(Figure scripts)
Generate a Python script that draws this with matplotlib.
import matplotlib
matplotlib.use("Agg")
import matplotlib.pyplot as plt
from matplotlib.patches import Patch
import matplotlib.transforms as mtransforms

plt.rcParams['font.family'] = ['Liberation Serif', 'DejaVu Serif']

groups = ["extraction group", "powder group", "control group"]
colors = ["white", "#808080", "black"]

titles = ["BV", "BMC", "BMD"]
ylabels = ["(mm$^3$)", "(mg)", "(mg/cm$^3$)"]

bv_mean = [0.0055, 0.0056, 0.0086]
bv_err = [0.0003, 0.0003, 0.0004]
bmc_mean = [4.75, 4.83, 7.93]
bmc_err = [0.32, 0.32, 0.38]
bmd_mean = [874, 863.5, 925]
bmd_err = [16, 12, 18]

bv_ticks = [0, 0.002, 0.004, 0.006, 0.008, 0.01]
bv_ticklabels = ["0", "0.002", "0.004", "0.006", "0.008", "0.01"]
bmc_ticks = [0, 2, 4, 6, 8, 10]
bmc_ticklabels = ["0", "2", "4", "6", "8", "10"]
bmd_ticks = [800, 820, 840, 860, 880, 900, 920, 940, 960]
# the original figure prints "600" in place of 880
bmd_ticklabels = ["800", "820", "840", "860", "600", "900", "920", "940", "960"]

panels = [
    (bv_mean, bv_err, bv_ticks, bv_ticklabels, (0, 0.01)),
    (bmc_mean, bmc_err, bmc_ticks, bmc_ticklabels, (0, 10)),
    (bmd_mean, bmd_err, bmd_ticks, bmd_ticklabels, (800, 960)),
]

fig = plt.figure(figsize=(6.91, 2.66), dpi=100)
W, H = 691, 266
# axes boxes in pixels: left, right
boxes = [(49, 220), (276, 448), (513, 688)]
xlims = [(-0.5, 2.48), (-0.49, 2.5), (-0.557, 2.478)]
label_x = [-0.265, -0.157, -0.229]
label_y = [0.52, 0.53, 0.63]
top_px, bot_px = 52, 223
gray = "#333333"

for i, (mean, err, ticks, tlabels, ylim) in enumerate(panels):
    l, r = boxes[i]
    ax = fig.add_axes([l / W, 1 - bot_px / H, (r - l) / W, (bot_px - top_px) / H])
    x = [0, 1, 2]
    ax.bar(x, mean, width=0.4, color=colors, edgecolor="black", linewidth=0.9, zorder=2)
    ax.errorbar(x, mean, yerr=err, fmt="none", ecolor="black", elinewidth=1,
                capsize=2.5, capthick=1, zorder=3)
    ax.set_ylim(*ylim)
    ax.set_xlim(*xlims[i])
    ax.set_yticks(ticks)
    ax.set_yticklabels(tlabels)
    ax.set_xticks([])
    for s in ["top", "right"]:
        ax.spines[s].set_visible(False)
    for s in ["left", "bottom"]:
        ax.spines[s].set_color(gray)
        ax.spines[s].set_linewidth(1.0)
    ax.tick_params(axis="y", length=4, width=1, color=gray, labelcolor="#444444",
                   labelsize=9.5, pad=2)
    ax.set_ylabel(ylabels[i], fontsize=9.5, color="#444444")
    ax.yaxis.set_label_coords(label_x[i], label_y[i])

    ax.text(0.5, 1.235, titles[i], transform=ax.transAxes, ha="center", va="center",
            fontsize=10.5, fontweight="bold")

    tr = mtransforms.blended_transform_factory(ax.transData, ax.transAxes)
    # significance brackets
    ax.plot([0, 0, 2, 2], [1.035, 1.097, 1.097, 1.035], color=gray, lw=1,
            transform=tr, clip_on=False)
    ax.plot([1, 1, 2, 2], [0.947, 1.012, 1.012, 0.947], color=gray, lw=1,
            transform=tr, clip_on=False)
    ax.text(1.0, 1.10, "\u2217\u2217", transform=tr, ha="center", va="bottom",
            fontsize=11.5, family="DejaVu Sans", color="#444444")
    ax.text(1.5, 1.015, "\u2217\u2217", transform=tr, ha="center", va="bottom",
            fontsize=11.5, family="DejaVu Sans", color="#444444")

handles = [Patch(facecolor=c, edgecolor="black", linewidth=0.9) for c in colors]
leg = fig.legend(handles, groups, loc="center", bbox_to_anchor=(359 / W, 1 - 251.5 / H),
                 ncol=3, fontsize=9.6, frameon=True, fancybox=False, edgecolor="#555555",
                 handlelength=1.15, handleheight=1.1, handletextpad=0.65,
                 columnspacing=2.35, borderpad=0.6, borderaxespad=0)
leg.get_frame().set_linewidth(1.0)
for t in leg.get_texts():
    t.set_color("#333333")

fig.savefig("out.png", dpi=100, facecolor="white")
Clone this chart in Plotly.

◆ WRITTEN EXERCISE
Write an exact transcription of every entry above.

◆ THE RESPONSE
Generate a Python script that draws this with matplotlib.
import matplotlib
matplotlib.use("Agg")
import matplotlib.pyplot as plt
from matplotlib.patches import Patch
import matplotlib.transforms as mtransforms

plt.rcParams['font.family'] = ['Liberation Serif', 'DejaVu Serif']

groups = ["extraction group", "powder group", "control group"]
colors = ["white", "#808080", "black"]

titles = ["BV", "BMC", "BMD"]
ylabels = ["(mm$^3$)", "(mg)", "(mg/cm$^3$)"]

bv_mean = [0.0055, 0.0056, 0.0086]
bv_err = [0.0003, 0.0003, 0.0004]
bmc_mean = [4.75, 4.83, 7.93]
bmc_err = [0.32, 0.32, 0.38]
bmd_mean = [874, 863.5, 925]
bmd_err = [16, 12, 18]

bv_ticks = [0, 0.002, 0.004, 0.006, 0.008, 0.01]
bv_ticklabels = ["0", "0.002", "0.004", "0.006", "0.008", "0.01"]
bmc_ticks = [0, 2, 4, 6, 8, 10]
bmc_ticklabels = ["0", "2", "4", "6", "8", "10"]
bmd_ticks = [800, 820, 840, 860, 880, 900, 920, 940, 960]
# the original figure prints "600" in place of 880
bmd_ticklabels = ["800", "820", "840", "860", "600", "900", "920", "940", "960"]

panels = [
    (bv_mean, bv_err, bv_ticks, bv_ticklabels, (0, 0.01)),
    (bmc_mean, bmc_err, bmc_ticks, bmc_ticklabels, (0, 10)),
    (bmd_mean, bmd_err, bmd_ticks, bmd_ticklabels, (800, 960)),
]

fig = plt.figure(figsize=(6.91, 2.66), dpi=100)
W, H = 691, 266
# axes boxes in pixels: left, right
boxes = [(49, 220), (276, 448), (513, 688)]
xlims = [(-0.5, 2.48), (-0.49, 2.5), (-0.557, 2.478)]
label_x = [-0.265, -0.157, -0.229]
label_y = [0.52, 0.53, 0.63]
top_px, bot_px = 52, 223
gray = "#333333"

for i, (mean, err, ticks, tlabels, ylim) in enumerate(panels):
    l, r = boxes[i]
    ax = fig.add_axes([l / W, 1 - bot_px / H, (r - l) / W, (bot_px - top_px) / H])
    x = [0, 1, 2]
    ax.bar(x, mean, width=0.4, color=colors, edgecolor="black", linewidth=0.9, zorder=2)
    ax.errorbar(x, mean, yerr=err, fmt="none", ecolor="black", elinewidth=1,
                capsize=2.5, capthick=1, zorder=3)
    ax.set_ylim(*ylim)
    ax.set_xlim(*xlims[i])
    ax.set_yticks(ticks)
    ax.set_yticklabels(tlabels)
    ax.set_xticks([])
    for s in ["top", "right"]:
        ax.spines[s].set_visible(False)
    for s in ["left", "bottom"]:
        ax.spines[s].set_color(gray)
        ax.spines[s].set_linewidth(1.0)
    ax.tick_params(axis="y", length=4, width=1, color=gray, labelcolor="#444444",
                   labelsize=9.5, pad=2)
    ax.set_ylabel(ylabels[i], fontsize=9.5, color="#444444")
    ax.yaxis.set_label_coords(label_x[i], label_y[i])

    ax.text(0.5, 1.235, titles[i], transform=ax.transAxes, ha="center", va="center",
            fontsize=10.5, fontweight="bold")

    tr = mtransforms.blended_transform_factory(ax.transData, ax.transAxes)
    # significance brackets
    ax.plot([0, 0, 2, 2], [1.035, 1.097, 1.097, 1.035], color=gray, lw=1,
            transform=tr, clip_on=False)
    ax.plot([1, 1, 2, 2], [0.947, 1.012, 1.012, 0.947], color=gray, lw=1,
            transform=tr, clip_on=False)
    ax.text(1.0, 1.10, "\u2217\u2217", transform=tr, ha="center", va="bottom",
            fontsize=11.5, family="DejaVu Sans", color="#444444")
    ax.text(1.5, 1.015, "\u2217\u2217", transform=tr, ha="center", va="bottom",
            fontsize=11.5, family="DejaVu Sans", color="#444444")

handles = [Patch(facecolor=c, edgecolor="black", linewidth=0.9) for c in colors]
leg = fig.legend(handles, groups, loc="center", bbox_to_anchor=(359 / W, 1 - 251.5 / H),
                 ncol=3, fontsize=9.6, frameon=True, fancybox=False, edgecolor="#555555",
                 handlelength=1.15, handleheight=1.1, handletextpad=0.65,
                 columnspacing=2.35, borderpad=0.6, borderaxespad=0)
leg.get_frame().set_linewidth(1.0)
for t in leg.get_texts():
    t.set_color("#333333")

fig.savefig("out.png", dpi=100, facecolor="white")
Clone this chart in Plotly.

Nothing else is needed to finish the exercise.